AVAILABLE DATA ->
──────────

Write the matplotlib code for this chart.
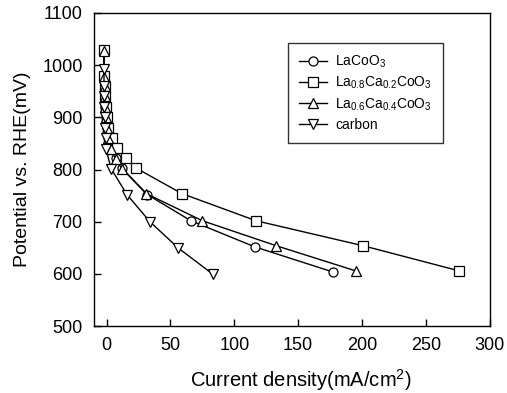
import matplotlib
matplotlib.use("Agg")
import matplotlib.pyplot as plt

plt.rcParams['font.family'] = ['Liberation Sans', 'DejaVu Sans']
plt.rcParams['mathtext.default'] = 'regular'

# LaCoO3
x_lco = [-2, -2, -1.5, -1, -1, -0.5, 0, 1, 3, 7, 12, 32, 66, 116, 177]
y_lco = [1030, 980, 960, 940, 920, 900, 880, 860, 840, 822, 803, 752, 702, 652, 604]
# La0.8Ca0.2CoO3
x_c2 = [-2, -2, -1.5, -1, -0.5, 0, 1, 4, 8, 15, 23, 59, 117, 201, 276]
y_c2 = [1030, 980, 960, 940, 920, 900, 880, 860, 841, 822, 803, 754, 702, 654, 606]
# La0.6Ca0.4CoO3
x_c4 = [-2, -2, -1.5, -1, -1, -0.5, 0, 1.5, 3.5, 7, 12, 31, 75, 133, 195]
y_c4 = [1028, 978, 960, 940, 920, 900, 880, 860, 840, 820, 802, 754, 702, 654, 606]
# carbon
x_cb = [-2, -2, -2, -2, -1.5, -1, -0.5, -0.5, 3.5, 16, 34, 56, 83]
y_cb = [992, 960, 940, 920, 900, 880, 860, 840, 802, 752, 700, 650, 600]

fig = plt.figure(figsize=(5.07, 3.93), dpi=100)
ax = fig.add_axes([0.185, 0.170, 0.781, 0.797])

kw = dict(color='black', lw=1.0, markersize=6.5, markerfacecolor='white',
          markeredgecolor='black', markeredgewidth=0.9)
ax.plot(x_lco, y_lco, marker='o', label='LaCoO$_3$', **kw)
ax.plot(x_c2, y_c2, marker='s', label='La$_{0.8}$Ca$_{0.2}$CoO$_3$', **kw)
ax.plot(x_c4, y_c4, marker='^', label='La$_{0.6}$Ca$_{0.4}$CoO$_3$', **kw)
ax.plot(x_cb, y_cb, marker='v', label='carbon', **kw)

ax.set_xlim(-10, 300)
ax.set_ylim(500, 1100)
ax.set_xticks([0, 50, 100, 150, 200, 250, 300])
ax.set_yticks([500, 600, 700, 800, 900, 1000, 1100])
ax.tick_params(direction='in', length=5, width=1, labelsize=13)
ax.tick_params(axis='x', pad=8)
ax.tick_params(axis='y', pad=8)
for s in ax.spines.values():
    s.set_linewidth(1)

ax.set_xlabel('Current density(mA/cm$^2$)', fontsize=14.5)
ax.xaxis.set_label_coords(0.523, -0.13)
ax.set_ylabel('Potential vs. RHE(mV)', fontsize=14, labelpad=8)

leg = ax.legend(loc='upper left', bbox_to_anchor=(0.49, 0.905), fontsize=10,
                frameon=True, fancybox=False, edgecolor='black',
                handlelength=2.0, borderpad=0.8, labelspacing=0.35,
                handletextpad=0.6, borderaxespad=0)
leg.get_frame().set_linewidth(1)

fig.savefig('out.png', dpi=100)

──────────

Pull out every line in the material above where "matplotlib" occurs.

WRITTEN SOLUTION ->
Write the matplotlib code for this chart.
import matplotlib
matplotlib.use("Agg")
import matplotlib.pyplot as plt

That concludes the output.